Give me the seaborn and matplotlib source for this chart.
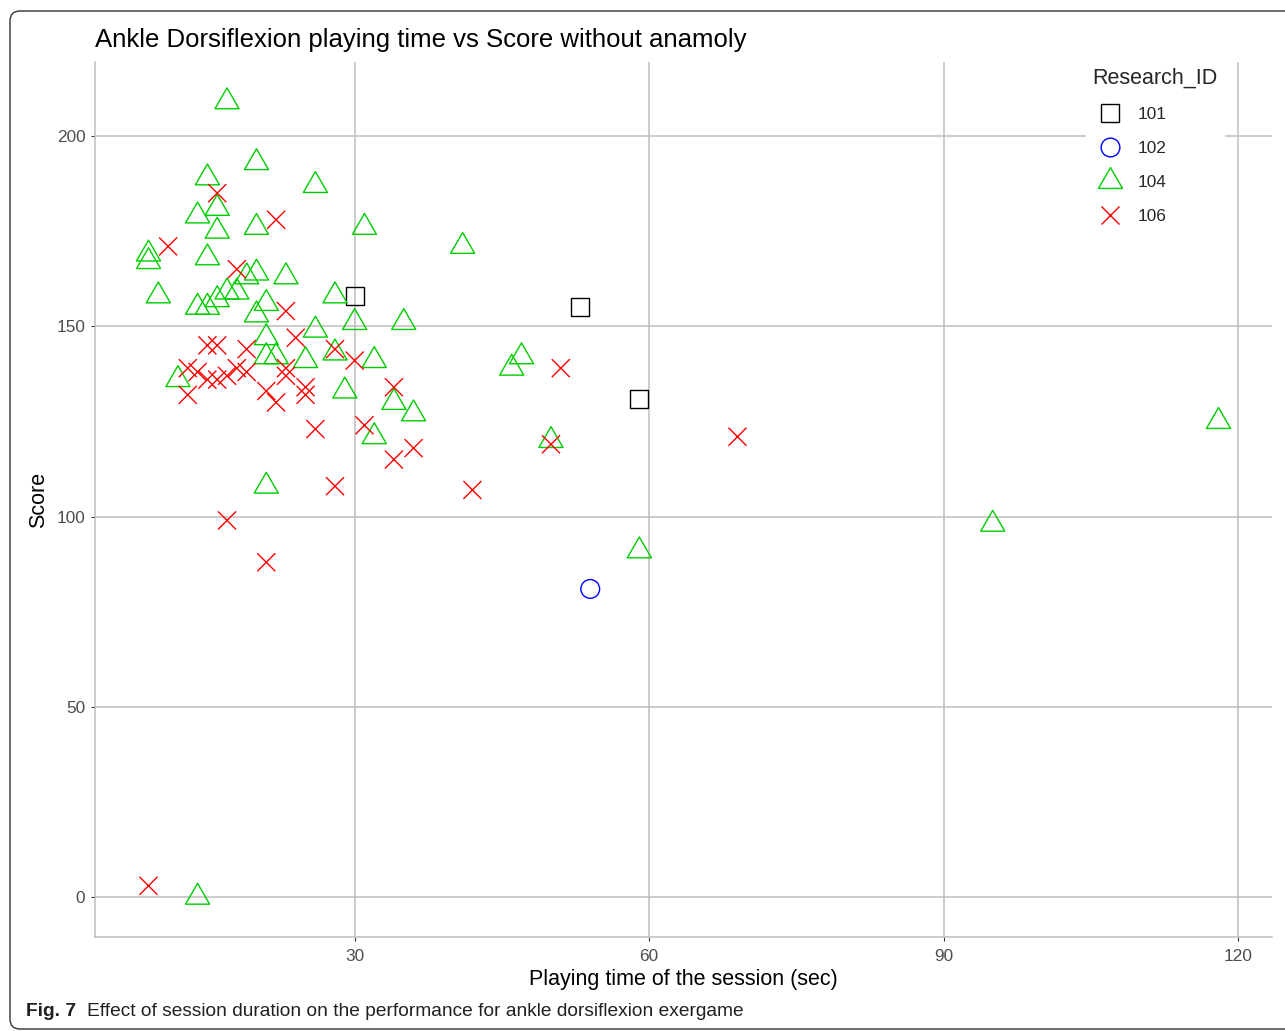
"""Ankle dorsiflexion exergame: playing time vs score (anomalies removed)."""
import numpy as np
import pandas as pd
import matplotlib
matplotlib.use("Agg")
import matplotlib.pyplot as plt
import seaborn as sns
from matplotlib.markers import MarkerStyle
from matplotlib.path import Path
from matplotlib.lines import Line2D
from matplotlib.patches import FancyBboxPatch

sns.set_theme(style="white")
plt.rcParams["font.family"] = ["Liberation Sans", "DejaVu Sans"]

IDS = ["101", "102", "104", "106"]

# playing time (sec) / score, one pair of lists per research id
TIME_101 = [30, 53, 59]
SCORE_101 = [158, 155, 131]

TIME_102 = [54]
SCORE_102 = [81]

TIME_104 = [17, 20, 15, 26, 16, 14, 20, 16, 31, 9,
            9, 15, 10, 20, 19, 23, 14, 15, 16, 17,
            18, 21, 20, 28, 30, 35, 26, 21, 21, 22,
            28, 25, 32, 12, 29, 34, 36, 32, 21, 41,
            47, 46, 50, 59, 95, 118, 14]
SCORE_104 = [209, 193, 189, 187, 181, 179, 176, 175, 176, 169,
             167, 168, 158, 164, 163, 163, 155, 155, 157, 159,
             159, 156, 153, 158, 151, 151, 149, 147, 142, 142,
             143, 141, 141, 136, 133, 130, 127, 121, 108, 171,
             142, 139, 120, 91, 98, 125, 0]

TIME_106 = [9, 11, 16, 22, 18, 23, 24, 15, 16, 19,
            28, 30, 13, 14, 15, 16, 17, 18, 19, 23,
            23, 25, 25, 13, 21, 22, 34, 26, 31, 36,
            34, 28, 42, 17, 21, 50, 51, 69]
SCORE_106 = [3, 171, 185, 178, 165, 154, 147, 145, 145, 144,
             144, 141, 139, 138, 136, 136, 137, 139, 138, 139,
             137, 134, 132, 132, 133, 130, 134, 123, 124, 118,
             115, 108, 107, 99, 88, 119, 139, 121]

COLORS = {"101": "black", "102": "#0000FF", "104": "#00CD00", "106": "#FF0000"}

# R-style open triangle, centred on its centroid
TRI = Path([(0, 1.555), (1.347, -0.778), (-1.347, -0.778), (0, 1.555)],
           [Path.MOVETO, Path.LINETO, Path.LINETO, Path.CLOSEPOLY])
MARKERS = {
    "101": MarkerStyle("s", fillstyle="none"),
    "102": MarkerStyle("o", fillstyle="none"),
    "104": MarkerStyle(TRI, fillstyle="none"),
    "106": MarkerStyle("x"),
}
SIZES = {"101": 13.0 ** 2, "102": 13.5 ** 2, "104": 20.0 ** 2, "106": 13.0 ** 2}
LW = 1.0


def build_frame():
    parts = []
    for rid, t, s in [("101", TIME_101, SCORE_101), ("102", TIME_102, SCORE_102),
                      ("104", TIME_104, SCORE_104), ("106", TIME_106, SCORE_106)]:
        parts.append(pd.DataFrame({"time": t, "score": s, "Research_ID": rid}))
    return pd.concat(parts, ignore_index=True)


def main():
    df = build_frame()
    W, H = 1285, 1031
    fig = plt.figure(figsize=(W / 100, H / 100), dpi=100)
    ax = fig.add_axes([95 / W, 1 - 937 / H, (1272 - 95) / W, (937 - 62) / H])

    sns.scatterplot(data=df, x="time", y="score", hue="Research_ID", style="Research_ID",
                    size="Research_ID", palette=COLORS, markers=MARKERS, sizes=SIZES,
                    hue_order=IDS, style_order=IDS, size_order=IDS,
                    linewidth=LW, legend=False, ax=ax)
    pts = ax.collections[0]
    pts.set_edgecolor(pts.get_facecolor())
    pts.set_facecolor("none")
    pts.set_linewidth(LW)

    # ggplot-like 5% expansion
    xr = df["time"].max() - df["time"].min()
    yr = df["score"].max() - df["score"].min()
    ax.set_xlim(df["time"].min() - 0.05 * xr, df["time"].max() + 0.05 * xr)
    ax.set_ylim(df["score"].min() - 0.05 * yr, df["score"].max() + 0.05 * yr)
    ax.set_xticks([30, 60, 90, 120])
    ax.set_yticks([0, 50, 100, 150, 200])

    ax.grid(True, color="#BEBEBE", linewidth=1.1)
    ax.set_axisbelow(True)
    for side in ["top", "right"]:
        ax.spines[side].set_visible(False)
    for side in ["left", "bottom"]:
        ax.spines[side].set_color("#BEBEBE")
        ax.spines[side].set_linewidth(1.1)
    ax.tick_params(length=3, width=0.8, color="#333333", labelsize=12.4,
                   labelcolor="#4D4D4D", left=True, bottom=True)
    ax.tick_params(axis="x", pad=5.5)
    ax.tick_params(axis="y", pad=4)

    ax.set_xlabel("Playing time of the session (sec)", fontsize=15.5, color="black", labelpad=4)
    ax.set_ylabel("Score", fontsize=15.5, color="black", labelpad=5)
    ax.set_title("Ankle Dorsiflexion playing time vs Score without anamoly",
                 loc="left", fontsize=18.5, color="black", pad=11)

    handles = [Line2D([], [], ls="", marker=MARKERS[i], markersize=np.sqrt(SIZES[i]),
                      markeredgecolor=COLORS[i], markerfacecolor="none",
                      markeredgewidth=LW) for i in IDS]
    ax.legend(handles, IDS, title="Research_ID", loc="upper left",
              bbox_to_anchor=(1077 / W, 1 - 52 / H), bbox_transform=fig.transFigure,
              frameon=True, facecolor="white", edgecolor="none", framealpha=1,
              fontsize=12.4, title_fontsize=15.5, alignment="left",
              handlelength=2.0, handletextpad=0.6, labelspacing=1.1, borderpad=0.4)

    # rounded frame and caption of the figure
    frame = FancyBboxPatch((0.10, 0.02), 13.2, 10.18, boxstyle="round,pad=0,rounding_size=0.1",
                           transform=fig.dpi_scale_trans, facecolor="none",
                           edgecolor="#333333", linewidth=1.0)
    fig.patches.append(frame)
    fig.text(26 / W, 1 - 1011 / H, "Fig. 7", fontsize=13.8, fontweight="bold",
             color="#231F20", va="center", ha="left")
    fig.text(87 / W, 1 - 1011 / H,
             "Effect of session duration on the performance for ankle dorsiflexion exergame",
             fontsize=13.8, color="#231F20", va="center", ha="left")

    fig.savefig("out.png", dpi=100)
    plt.close(fig)


if __name__ == "__main__":
    main()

# # #

■ **REQUEST**: Without the pictures, return the listing above from its first line through the line that has "142, 139, 120, 91, 98, 125, 0]".

■ **ANSWER FOR THIS EXERCISE**:
Give me the seaborn and matplotlib source for this chart.
"""Ankle dorsiflexion exergame: playing time vs score (anomalies removed)."""
import numpy as np
import pandas as pd
import matplotlib
matplotlib.use("Agg")
import matplotlib.pyplot as plt
import seaborn as sns
from matplotlib.markers import MarkerStyle
from matplotlib.path import Path
from matplotlib.lines import Line2D
from matplotlib.patches import FancyBboxPatch

sns.set_theme(style="white")
plt.rcParams["font.family"] = ["Liberation Sans", "DejaVu Sans"]

IDS = ["101", "102", "104", "106"]

# playing time (sec) / score, one pair of lists per research id
TIME_101 = [30, 53, 59]
SCORE_101 = [158, 155, 131]

TIME_102 = [54]
SCORE_102 = [81]

TIME_104 = [17, 20, 15, 26, 16, 14, 20, 16, 31, 9,
            9, 15, 10, 20, 19, 23, 14, 15, 16, 17,
            18, 21, 20, 28, 30, 35, 26, 21, 21, 22,
            28, 25, 32, 12, 29, 34, 36, 32, 21, 41,
            47, 46, 50, 59, 95, 118, 14]
SCORE_104 = [209, 193, 189, 187, 181, 179, 176, 175, 176, 169,
             167, 168, 158, 164, 163, 163, 155, 155, 157, 159,
             159, 156, 153, 158, 151, 151, 149, 147, 142, 142,
             143, 141, 141, 136, 133, 130, 127, 121, 108, 171,
             142, 139, 120, 91, 98, 125, 0]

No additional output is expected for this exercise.